Nacional

Pedro Torrecillas

Por domingo 24 de julio de 2011 Sin Comentarios

Por Nicolás Avilés González*

Siempre me sorprendió la facilidad que lucía este hombre viejo, chaparrón, de vientre abultado, barba hirsuta y pierna acortada. Me sorprendía la facilidad para apearse del burro.

Su oficio, cobrador de impuestos municipales a los comerciantes móviles y de aquí, la necesidad del jumento que lo desplazaba con todo y su enorme hu­manidad por todo el pueblo localizando ambulantes. A los que don Evaristo el policía por su edad avanza­da, no lograba darles alcance.

Cómo recordarlo sin su burro, ¡imposible! Confieso que me evocaba la misma impresión que ocasionaban en los aztecas los conquistadores españoles al consi­derarlos uno solo, o sea pegado caballo y jinete.

Creo que un tiempo llegué a concebirlo igual; Pedro Torrecillas y el pollino una sola pieza, con el transcurrir de los años, al verle bajar y subir de el me di cuenta que eran separados.

No podía ser de otro modo ya que este nuevo Sancho Panza de mi pueblo estaba lisiado, sí, su pierna derecha estaba acortada y, lo era tanto que al er­guirse formaba casi un ángulo recto con respecto a su tronco. Imposible sin el animal, el problema era tanto que le limitaba la marcha, seguramente el desnivel era como de veinte centímetros del suelo y por lo mismo, al desplazarse originaba una mecánica grotesca. Al hacerlo doblaba el tronco hacia delante mientras que al mismo tiempo elevaba la nalga izquierda. Y así su caminar era un sube y baja, lento, pesado y dificultoso.

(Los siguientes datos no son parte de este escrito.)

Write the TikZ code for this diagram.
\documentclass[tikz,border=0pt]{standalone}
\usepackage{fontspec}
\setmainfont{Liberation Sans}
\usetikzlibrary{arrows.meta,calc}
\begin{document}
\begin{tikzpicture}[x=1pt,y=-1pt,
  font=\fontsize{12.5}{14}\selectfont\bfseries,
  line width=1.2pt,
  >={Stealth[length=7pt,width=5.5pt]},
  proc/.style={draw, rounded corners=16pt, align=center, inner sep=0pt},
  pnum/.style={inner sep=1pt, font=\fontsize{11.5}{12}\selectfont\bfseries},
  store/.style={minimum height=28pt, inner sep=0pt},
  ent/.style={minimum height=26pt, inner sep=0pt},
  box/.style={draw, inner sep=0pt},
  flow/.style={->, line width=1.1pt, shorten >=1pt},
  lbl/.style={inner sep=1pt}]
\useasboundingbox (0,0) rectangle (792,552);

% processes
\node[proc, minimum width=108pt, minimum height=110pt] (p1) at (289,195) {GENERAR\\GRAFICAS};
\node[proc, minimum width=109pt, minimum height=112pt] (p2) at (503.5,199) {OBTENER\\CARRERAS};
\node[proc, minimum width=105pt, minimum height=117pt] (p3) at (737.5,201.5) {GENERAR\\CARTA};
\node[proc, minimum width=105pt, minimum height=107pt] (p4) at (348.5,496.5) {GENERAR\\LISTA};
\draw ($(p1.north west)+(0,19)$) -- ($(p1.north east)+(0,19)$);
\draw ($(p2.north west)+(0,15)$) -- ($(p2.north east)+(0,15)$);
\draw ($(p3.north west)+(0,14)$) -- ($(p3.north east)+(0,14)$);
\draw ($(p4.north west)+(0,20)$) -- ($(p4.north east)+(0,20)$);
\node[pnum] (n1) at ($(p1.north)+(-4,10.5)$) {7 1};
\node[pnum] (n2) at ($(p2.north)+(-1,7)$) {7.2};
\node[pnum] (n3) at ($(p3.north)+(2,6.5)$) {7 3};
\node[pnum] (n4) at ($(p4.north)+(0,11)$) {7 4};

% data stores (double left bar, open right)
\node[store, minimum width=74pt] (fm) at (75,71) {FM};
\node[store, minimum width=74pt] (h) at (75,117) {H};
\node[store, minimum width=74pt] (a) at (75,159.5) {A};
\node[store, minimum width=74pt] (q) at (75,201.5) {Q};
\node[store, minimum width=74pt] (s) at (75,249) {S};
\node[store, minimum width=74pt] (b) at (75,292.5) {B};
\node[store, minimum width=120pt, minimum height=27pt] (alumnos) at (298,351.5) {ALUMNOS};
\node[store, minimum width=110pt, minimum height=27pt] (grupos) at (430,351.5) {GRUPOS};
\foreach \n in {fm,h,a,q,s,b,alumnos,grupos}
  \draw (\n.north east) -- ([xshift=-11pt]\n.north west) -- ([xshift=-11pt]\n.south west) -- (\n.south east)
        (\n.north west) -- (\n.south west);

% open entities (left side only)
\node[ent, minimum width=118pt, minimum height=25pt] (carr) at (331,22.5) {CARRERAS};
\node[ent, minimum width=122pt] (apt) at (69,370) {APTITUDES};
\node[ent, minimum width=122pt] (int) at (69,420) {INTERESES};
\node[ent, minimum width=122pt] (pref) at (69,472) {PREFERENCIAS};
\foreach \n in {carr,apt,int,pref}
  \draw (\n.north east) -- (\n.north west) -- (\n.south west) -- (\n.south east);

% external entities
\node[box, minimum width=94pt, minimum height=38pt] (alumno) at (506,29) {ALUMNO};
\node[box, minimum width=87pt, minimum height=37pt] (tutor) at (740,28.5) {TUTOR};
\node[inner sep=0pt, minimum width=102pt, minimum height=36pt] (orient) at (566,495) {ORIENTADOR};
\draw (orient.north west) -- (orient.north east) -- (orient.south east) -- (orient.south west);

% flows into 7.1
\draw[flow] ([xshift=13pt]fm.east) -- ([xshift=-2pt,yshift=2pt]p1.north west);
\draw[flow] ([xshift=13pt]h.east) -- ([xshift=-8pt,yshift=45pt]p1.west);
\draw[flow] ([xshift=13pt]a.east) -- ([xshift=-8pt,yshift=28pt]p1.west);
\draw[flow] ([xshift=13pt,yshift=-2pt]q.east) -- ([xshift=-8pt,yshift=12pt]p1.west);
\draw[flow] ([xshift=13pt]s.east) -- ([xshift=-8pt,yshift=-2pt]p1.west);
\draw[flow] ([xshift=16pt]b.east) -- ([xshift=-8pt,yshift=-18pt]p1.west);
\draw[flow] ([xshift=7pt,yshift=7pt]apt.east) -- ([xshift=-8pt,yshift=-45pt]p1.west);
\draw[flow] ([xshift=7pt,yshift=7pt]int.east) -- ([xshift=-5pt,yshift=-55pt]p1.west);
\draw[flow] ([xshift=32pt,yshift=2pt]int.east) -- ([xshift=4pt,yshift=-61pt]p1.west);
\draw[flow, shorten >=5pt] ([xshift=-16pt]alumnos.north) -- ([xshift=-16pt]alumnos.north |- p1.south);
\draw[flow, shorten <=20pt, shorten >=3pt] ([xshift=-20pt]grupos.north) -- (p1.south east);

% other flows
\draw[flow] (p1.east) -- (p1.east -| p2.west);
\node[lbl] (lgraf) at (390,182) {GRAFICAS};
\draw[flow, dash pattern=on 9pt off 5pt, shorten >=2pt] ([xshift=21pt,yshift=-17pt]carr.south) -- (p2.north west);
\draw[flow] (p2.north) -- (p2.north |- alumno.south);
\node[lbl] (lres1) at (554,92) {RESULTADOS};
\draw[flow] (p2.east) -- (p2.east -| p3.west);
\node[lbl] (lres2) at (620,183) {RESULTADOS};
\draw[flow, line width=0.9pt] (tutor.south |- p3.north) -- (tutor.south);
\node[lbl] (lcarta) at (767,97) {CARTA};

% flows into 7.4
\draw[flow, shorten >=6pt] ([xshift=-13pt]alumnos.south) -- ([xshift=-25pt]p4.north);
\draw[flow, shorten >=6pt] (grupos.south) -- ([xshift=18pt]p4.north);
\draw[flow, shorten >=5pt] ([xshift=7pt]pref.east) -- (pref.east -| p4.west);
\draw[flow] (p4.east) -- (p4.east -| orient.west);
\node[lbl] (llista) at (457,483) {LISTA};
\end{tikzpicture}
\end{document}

Para avanzar apoyaba ambas manos sobre el muslo de su pierna enferma para hacerlo. Aunque esto de la pierna debería ser una limitante, lo anterior no lo inhabilitaba para subir y apearse del burro cuantas veces le era necesario, eso era justamente lo que me sorprendía cuando pequeño.

Confieso que cuando niño, al mirarlo a lo lejos enfundado en su caqui, distinguía su enorme cara de piel irregular y peluda, en la cual resaltaba su sonrisa enigmática que traslucía casquillos de oro que enfundaban varias de sus piezas dentales que lucían siem­pre sucios, por todo lo anterior me daba miedo.

Temor que nunca estuvo justificado ya que era un hombre sereno, serio y muy cumplidor de su come­tido y, así cabalgaba por las polvorientas calles del pueblo. Creo que buscaba algo más que ambulantes, buscaba a su inseparable don Quijote, nuestro fiel Sancho Panza.

*Docente Facultad de Medicina / UAS.